▶ **EXERCISE INSTRUCTIONS**:
Copy exactly, please, the lines of the data from its start through the line containing "d => color(d.v));".

▶ **DATA PROVIDED**:
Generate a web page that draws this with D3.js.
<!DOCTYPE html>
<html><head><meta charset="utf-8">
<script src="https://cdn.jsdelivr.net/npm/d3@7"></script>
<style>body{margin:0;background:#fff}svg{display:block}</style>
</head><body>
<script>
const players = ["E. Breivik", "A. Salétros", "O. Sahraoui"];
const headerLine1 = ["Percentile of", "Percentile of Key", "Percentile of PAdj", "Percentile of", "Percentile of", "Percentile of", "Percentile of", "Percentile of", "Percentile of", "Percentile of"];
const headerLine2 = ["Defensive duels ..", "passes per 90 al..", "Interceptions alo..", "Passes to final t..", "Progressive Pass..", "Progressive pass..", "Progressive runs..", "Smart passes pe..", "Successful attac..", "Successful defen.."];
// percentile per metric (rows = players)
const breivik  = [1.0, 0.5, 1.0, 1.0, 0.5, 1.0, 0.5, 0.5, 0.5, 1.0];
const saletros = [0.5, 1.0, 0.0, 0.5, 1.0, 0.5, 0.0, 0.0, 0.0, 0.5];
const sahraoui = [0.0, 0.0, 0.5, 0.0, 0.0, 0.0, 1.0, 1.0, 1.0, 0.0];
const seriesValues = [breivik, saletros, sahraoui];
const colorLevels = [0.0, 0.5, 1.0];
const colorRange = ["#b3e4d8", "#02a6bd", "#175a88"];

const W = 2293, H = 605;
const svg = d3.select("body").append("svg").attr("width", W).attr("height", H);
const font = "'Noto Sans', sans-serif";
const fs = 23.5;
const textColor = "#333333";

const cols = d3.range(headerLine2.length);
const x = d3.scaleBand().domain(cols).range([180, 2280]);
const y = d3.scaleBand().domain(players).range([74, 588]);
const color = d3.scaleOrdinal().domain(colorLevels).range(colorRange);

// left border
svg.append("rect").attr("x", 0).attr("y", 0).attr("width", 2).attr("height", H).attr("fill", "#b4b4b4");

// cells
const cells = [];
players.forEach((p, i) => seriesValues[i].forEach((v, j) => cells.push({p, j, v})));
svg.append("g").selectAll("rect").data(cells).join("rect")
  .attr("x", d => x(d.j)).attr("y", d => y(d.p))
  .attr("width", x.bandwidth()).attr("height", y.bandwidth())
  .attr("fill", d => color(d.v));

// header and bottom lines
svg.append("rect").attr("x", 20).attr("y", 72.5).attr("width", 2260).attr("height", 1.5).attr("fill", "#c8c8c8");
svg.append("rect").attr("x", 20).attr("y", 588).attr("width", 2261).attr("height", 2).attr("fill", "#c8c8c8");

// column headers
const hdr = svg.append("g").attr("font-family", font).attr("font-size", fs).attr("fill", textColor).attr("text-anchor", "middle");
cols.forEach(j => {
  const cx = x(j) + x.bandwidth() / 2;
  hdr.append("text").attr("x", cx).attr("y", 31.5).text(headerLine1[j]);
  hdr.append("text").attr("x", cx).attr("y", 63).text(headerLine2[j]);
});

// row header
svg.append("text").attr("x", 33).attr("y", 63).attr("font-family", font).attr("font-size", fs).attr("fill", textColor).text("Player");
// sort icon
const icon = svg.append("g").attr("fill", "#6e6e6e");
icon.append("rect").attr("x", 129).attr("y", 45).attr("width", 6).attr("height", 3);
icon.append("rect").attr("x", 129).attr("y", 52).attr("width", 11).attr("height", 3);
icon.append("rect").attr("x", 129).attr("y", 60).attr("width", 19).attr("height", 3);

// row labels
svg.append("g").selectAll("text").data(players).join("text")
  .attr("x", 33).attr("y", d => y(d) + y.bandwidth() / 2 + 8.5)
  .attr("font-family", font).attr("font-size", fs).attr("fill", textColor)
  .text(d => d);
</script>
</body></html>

▶ **TASK SOLUTION**:
Generate a web page that draws this with D3.js.
<!DOCTYPE html>
<html><head><meta charset="utf-8">
<script src="https://cdn.jsdelivr.net/npm/d3@7"></script>
<style>body{margin:0;background:#fff}svg{display:block}</style>
</head><body>
<script>
const players = ["E. Breivik", "A. Salétros", "O. Sahraoui"];
const headerLine1 = ["Percentile of", "Percentile of Key", "Percentile of PAdj", "Percentile of", "Percentile of", "Percentile of", "Percentile of", "Percentile of", "Percentile of", "Percentile of"];
const headerLine2 = ["Defensive duels ..", "passes per 90 al..", "Interceptions alo..", "Passes to final t..", "Progressive Pass..", "Progressive pass..", "Progressive runs..", "Smart passes pe..", "Successful attac..", "Successful defen.."];
// percentile per metric (rows = players)
const breivik  = [1.0, 0.5, 1.0, 1.0, 0.5, 1.0, 0.5, 0.5, 0.5, 1.0];
const saletros = [0.5, 1.0, 0.0, 0.5, 1.0, 0.5, 0.0, 0.0, 0.0, 0.5];
const sahraoui = [0.0, 0.0, 0.5, 0.0, 0.0, 0.0, 1.0, 1.0, 1.0, 0.0];
const seriesValues = [breivik, saletros, sahraoui];
const colorLevels = [0.0, 0.5, 1.0];
const colorRange = ["#b3e4d8", "#02a6bd", "#175a88"];

const W = 2293, H = 605;
const svg = d3.select("body").append("svg").attr("width", W).attr("height", H);
const font = "'Noto Sans', sans-serif";
const fs = 23.5;
const textColor = "#333333";

const cols = d3.range(headerLine2.length);
const x = d3.scaleBand().domain(cols).range([180, 2280]);
const y = d3.scaleBand().domain(players).range([74, 588]);
const color = d3.scaleOrdinal().domain(colorLevels).range(colorRange);

// left border
svg.append("rect").attr("x", 0).attr("y", 0).attr("width", 2).attr("height", H).attr("fill", "#b4b4b4");

// cells
const cells = [];
players.forEach((p, i) => seriesValues[i].forEach((v, j) => cells.push({p, j, v})));
svg.append("g").selectAll("rect").data(cells).join("rect")
  .attr("x", d => x(d.j)).attr("y", d => y(d.p))
  .attr("width", x.bandwidth()).attr("height", y.bandwidth())
  .attr("fill", d => color(d.v));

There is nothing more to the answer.